*What the exercise asks*
From the records below, pull each line that has "this".

*Records for processing*
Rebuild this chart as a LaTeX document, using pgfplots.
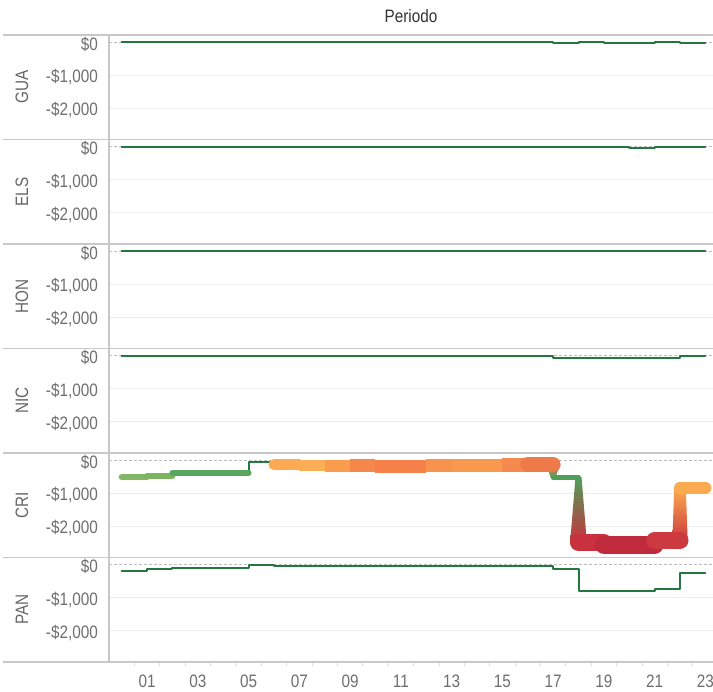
\documentclass[border=0pt]{standalone}
\usepackage{fontspec}
\setmainfont{Liberation Sans}[FakeStretch=0.85]
\usepackage{pgfplots}
\pgfplotsset{compat=1.18}

\definecolor{dg}{HTML}{24773F}
\definecolor{gridc}{HTML}{EDEDED}
\definecolor{zeroc}{HTML}{BDBDBD}
\definecolor{sepc}{HTML}{C8C8C8}
\definecolor{tickmc}{HTML}{DDDDDD}
\definecolor{tickc}{HTML}{6E6E6E}
\definecolor{rowc}{HTML}{666666}
\definecolor{titc}{HTML}{333333}
\definecolor{c0}{HTML}{82B763}
\definecolor{c1}{HTML}{7DB462}
\definecolor{c2}{HTML}{5AA55F}
\definecolor{c6}{HTML}{FCAB52}
\definecolor{c7}{HTML}{FCAE55}
\definecolor{c8}{HTML}{F99C4E}
\definecolor{c9}{HTML}{F5874B}
\definecolor{c10}{HTML}{F5804A}
\definecolor{c12}{HTML}{F8934D}
\definecolor{c13}{HTML}{F9994D}
\definecolor{c15}{HTML}{F48A4D}
\definecolor{c16}{HTML}{EE7A4A}
\definecolor{c17}{HTML}{4F9F5B}
\definecolor{c18}{HTML}{C9313E}
\definecolor{c19}{HTML}{C02A3D}
\definecolor{c21}{HTML}{CC3A3F}
\definecolor{c22}{HTML}{FBAB4F}

\newcommand\fs{\fontsize{18bp}{20bp}\selectfont}

\tikzset{tl/.style={draw=dg, line width=2bp}}

\pgfplotsset{panel/.style={
  scale only axis, width=604bp, height=104.5bp,
  xmin=-0.5, xmax=23.3, ymin=-2950, ymax=220,
  axis line style={draw=none},
  major tick length=0pt,
  xtick=\empty,
  ytick={-2000,-1000}, yticklabels={{-\$2,000},{-\$1,000}},
  extra y ticks={0}, extra y tick labels={{\$0}},
  extra y tick style={major grid style={draw=zeroc, dash pattern=on 3bp off 2bp, line width=1bp}},
  ymajorgrids, major grid style={draw=gridc, line width=1.2bp},
  yticklabel style={font=\fs, text=tickc, anchor=east, inner sep=0pt, xshift=-11bp, yshift=-2bp},
  every axis y label/.style={at={(rel axis cs:-0.144,0.5)}, rotate=90, anchor=center, font=\fs, text=rowc},
  clip=false, anchor=north west,
  ytick pos=left, xtick pos=bottom,
  every axis plot/.append style={const plot, no marks, line cap=round, line join=round},
}}

\begin{document}
\begin{tikzpicture}
\path[use as bounding box] (0,0) rectangle (713bp,-692bp);

% GUA
\begin{axis}[panel, at={(109bp,-35bp)}, ylabel={GUA},
  title={Periodo}, title style={at={(0.5,1)}, anchor=base, yshift=7bp, font=\fs, text=titc}]
\addplot[tl] coordinates {(0,0)(1,0)(2,0)(3,0)(4,0)(5,0)(6,0)(7,0)(8,0)(9,0)(10,0)(11,0)(12,0)(13,0)(14,0)(15,0)(16,0)(17,-15)(18,0)(19,-20)(20,-20)(21,0)(22,-25)(23,-25)};
\end{axis}

% ELS
\begin{axis}[panel, at={(109bp,-139.5bp)}, ylabel={ELS}]
\addplot[tl] coordinates {(0,0)(1,0)(2,0)(3,0)(4,0)(5,0)(6,0)(7,0)(8,0)(9,0)(10,-20)(11,-20)(12,0)(13,0)(14,0)(15,0)(16,0)(17,0)(18,-15)(19,-15)(20,-50)(21,-20)(22,-15)(23,-15)};
\end{axis}

% HON
\begin{axis}[panel, at={(109bp,-244bp)}, ylabel={HON}]
\addplot[tl] coordinates {(0,0)(1,0)(2,0)(3,0)(4,0)(5,0)(6,0)(7,0)(8,0)(9,0)(10,0)(11,0)(12,0)(13,0)(14,0)(15,0)(16,0)(17,0)(18,0)(19,0)(20,0)(21,0)(22,0)(23,0)};
\end{axis}

% NIC
\begin{axis}[panel, at={(109bp,-348.5bp)}, ylabel={NIC}]
\addplot[tl] coordinates {(0,0)(1,0)(2,0)(3,0)(4,0)(5,0)(6,0)(7,0)(8,0)(9,0)(10,0)(11,0)(12,0)(13,0)(14,0)(15,0)(16,0)(17,-70)(18,-70)(19,-70)(20,-70)(21,-70)(22,0)(23,0)};
\end{axis}

% CRI
\begin{axis}[panel, at={(109bp,-453bp)}, ylabel={CRI}]
% gradient connectors
\addplot[draw=none, sharp plot, top color=c16, bottom color=c17] coordinates {(16.72,-125)(17.28,-125)(17.1,-515)(16.9,-515)} -- cycle;
\addplot[draw=none, sharp plot, top color=c17, bottom color=c18] coordinates {(17.88,-515)(18.12,-515)(18.33,-2500)(17.67,-2500)} -- cycle;
\addplot[draw=none, sharp plot, top color=c22, bottom color=c21] coordinates {(21.77,-830)(22.23,-830)(22.3,-2430)(21.7,-2430)} -- cycle;
\addplot[tl, sharp plot] coordinates {(5,-380)(5,-55)(6,-55)};
% segments
\addplot[draw=c0, line width=6bp] coordinates {(0,-510)(1,-510)};
\addplot[draw=c1, line width=6bp] coordinates {(1,-480)(2,-480)};
\addplot[draw=c2, line width=6bp] coordinates {(2,-380)(3,-380)(4,-380)(5,-380)};
\addplot[draw=c6, line width=11bp] coordinates {(6,-130)(7,-130)};
\addplot[draw=c7, line width=11bp, line cap=butt] coordinates {(7,-170)(8,-170)};
\addplot[draw=c8, line width=12bp, line cap=butt] coordinates {(8,-175)(9,-175)};
\addplot[draw=c9, line width=13bp, line cap=butt] coordinates {(9,-170)(10,-170)};
\addplot[draw=c10, line width=13bp, line cap=butt] coordinates {(10,-190)(11,-190)(12,-190)};
\addplot[draw=c12, line width=13bp, line cap=butt] coordinates {(12,-150)(13,-150)};
\addplot[draw=c13, line width=13bp, line cap=butt] coordinates {(13,-150)(14,-150)(15,-150)};
\addplot[draw=c15, line width=14bp, line cap=butt] coordinates {(15,-145)(16,-145)};
\addplot[draw=c16, line width=15bp] coordinates {(16,-130)(17,-130)};
\addplot[draw=c17, line width=5bp] coordinates {(17,-515)(18,-515)};
\addplot[draw=c18, line width=17bp] coordinates {(18,-2500)(19,-2500)};
\addplot[draw=c19, line width=18bp] coordinates {(19,-2560)(20,-2560)(21,-2560)};
\addplot[draw=c21, line width=17bp] coordinates {(21,-2430)(22,-2430)};
\addplot[draw=c22, line width=12bp] coordinates {(22,-830)(23,-830)};
\end{axis}

% PAN
\begin{axis}[panel, at={(109bp,-557.5bp)}, ylabel={PAN},
  xtick={1,3,...,23}, xticklabels={01,03,05,07,09,11,13,15,17,19,21,23},
  xticklabel style={font=\fs, text=tickc, inner sep=0pt, yshift=-12.5bp},
  extra x ticks={0.5,1.5,...,22.5}, extra x tick labels={},
  extra x tick style={major tick length=4bp, tick align=outside, major tick style={draw=tickmc, line width=0.8bp}}]
\addplot[tl] coordinates {(0,-175)(1,-130)(2,-100)(3,-100)(4,-100)(5,-20)(6,-50)(7,-50)(8,-50)(9,-50)(10,-50)(11,-50)(12,-50)(13,-50)(14,-50)(15,-50)(16,-50)(17,-130)(18,-785)(19,-785)(20,-785)(21,-745)(22,-255)(23,-255)};
\end{axis}

\foreach \y in {35,139.5,244,348.5,453,557.5,662}
  \draw[sepc, line width=1.8bp] (3bp,{-\y*1bp}) -- (713bp,{-\y*1bp});
\draw[sepc, line width=1.8bp] (109bp,-35bp) -- (109bp,-662bp);
\end{tikzpicture}
\end{document}
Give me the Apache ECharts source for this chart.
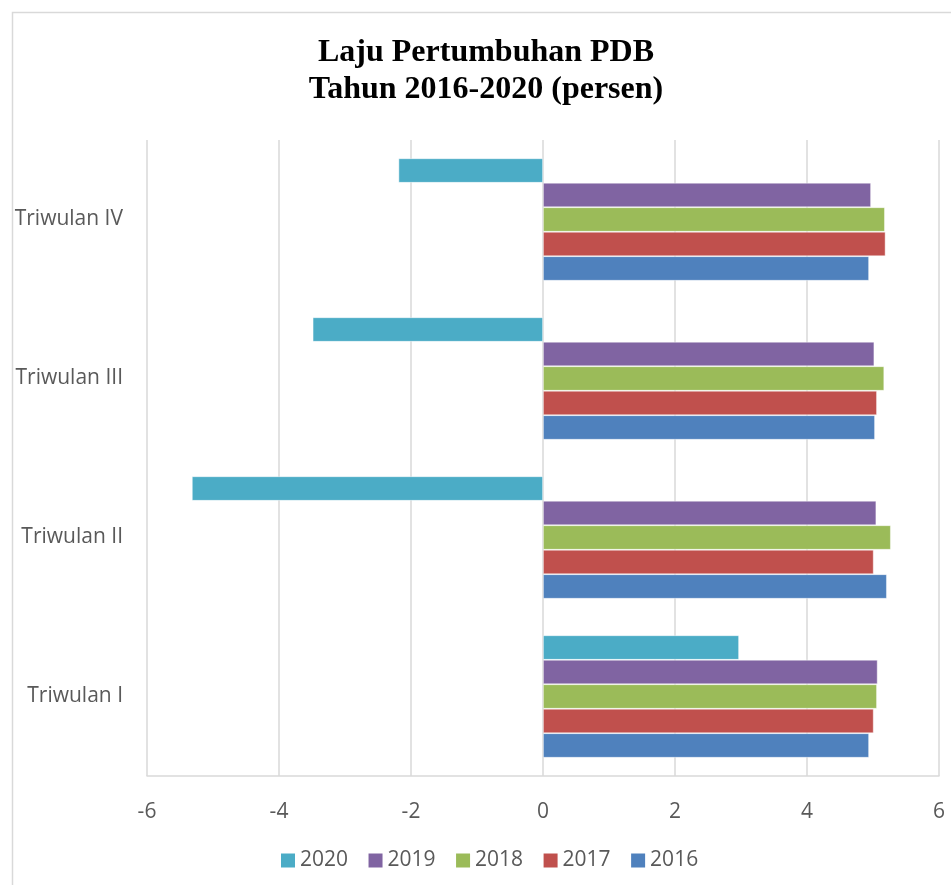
<!DOCTYPE html>
<html>
<head>
<meta charset="utf-8">
<script src="https://cdn.jsdelivr.net/npm/echarts@6/dist/echarts.min.js"></script>
<style>
  html, body { margin: 0; padding: 0; background: #ffffff; }
  #chart { width: 951px; height: 885px; }
</style>
</head>
<body>
<div id="chart"></div>
<script>
// Quarterly GDP growth (percent), Indonesia 2016-2020
const categories = ['Triwulan I', 'Triwulan II', 'Triwulan III', 'Triwulan IV'];
const years = ['2020', '2019', '2018', '2017', '2016'];
const growth2016 = [4.94, 5.21, 5.03, 4.94];
const growth2017 = [5.01, 5.01, 5.06, 5.19];
const growth2018 = [5.06, 5.27, 5.17, 5.18];
const growth2019 = [5.07, 5.05, 5.02, 4.97];
const growth2020 = [2.97, -5.32, -3.49, -2.19];
const xTicks = { min: -6, max: 6, interval: 2 };

const valuesByYear = {
  '2016': growth2016,
  '2017': growth2017,
  '2018': growth2018,
  '2019': growth2019,
  '2020': growth2020
};
const colors = {
  '2016': '#4F81BD',
  '2017': '#C0504D',
  '2018': '#9BBB59',
  '2019': '#8064A2',
  '2020': '#4BACC6'
};

const labelFont = '"Open Sans", "Noto Sans", sans-serif';

const chart = echarts.init(document.getElementById('chart'), null, { renderer: 'canvas' });

chart.setOption({
  backgroundColor: '#ffffff',
  animation: false,
  graphic: [{
    type: 'rect',
    left: 10,
    top: 10,
    shape: { width: 1000, height: 1000 },
    style: { fill: 'none', stroke: '#d9d9d9', lineWidth: 1.5 },
    silent: true,
    z: -1
  }],
  title: {
    text: 'Laju Pertumbuhan PDB\nTahun 2016-2020 (persen)',
    left: 486,
    top: 34,
    padding: 0,
    textAlign: 'center',
    textStyle: {
      fontFamily: '"Liberation Serif", "Times New Roman", serif',
      fontWeight: 'bold',
      fontSize: 32,
      lineHeight: 37,
      color: '#000000'
    }
  },
  legend: {
    data: years,
    bottom: 14,
    left: 281,
    padding: 0,
    itemWidth: 14,
    itemHeight: 14,
    itemGap: 20.5,
    icon: 'rect',
    itemStyle: { borderWidth: 0 },
    textStyle: { fontFamily: labelFont, fontSize: 21, color: '#595959' }
  },
  grid: { left: 147, right: 12, top: 140, bottom: 109, containLabel: false },
  xAxis: {
    type: 'value',
    min: xTicks.min,
    max: xTicks.max,
    interval: xTicks.interval,
    axisLine: { show: true, lineStyle: { color: '#d9d9d9', width: 1.5 } },
    axisTick: { show: false },
    splitLine: { show: true, lineStyle: { color: '#d9d9d9', width: 1.5 } },
    axisLabel: { fontFamily: labelFont, fontSize: 21, color: '#595959', margin: 26 }
  },
  yAxis: {
    type: 'category',
    data: categories,
    axisLine: { show: false },
    axisTick: { show: false },
    splitLine: { show: false },
    axisLabel: { fontFamily: labelFont, fontSize: 21, color: '#595959', margin: 24 }
  },
  series: years.map(function (y) {
    return {
      name: y,
      type: 'bar',
      data: valuesByYear[y],
      barGap: '0%',
      barCategoryGap: '23%',
      itemStyle: { color: colors[y], borderColor: 'rgba(255,255,255,0.55)', borderWidth: 0.8 }
    };
  })
});
</script>
</body>
</html>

*Expected answer*
Rebuild this chart as a LaTeX document, using pgfplots.
Give me the Apache ECharts source for this chart.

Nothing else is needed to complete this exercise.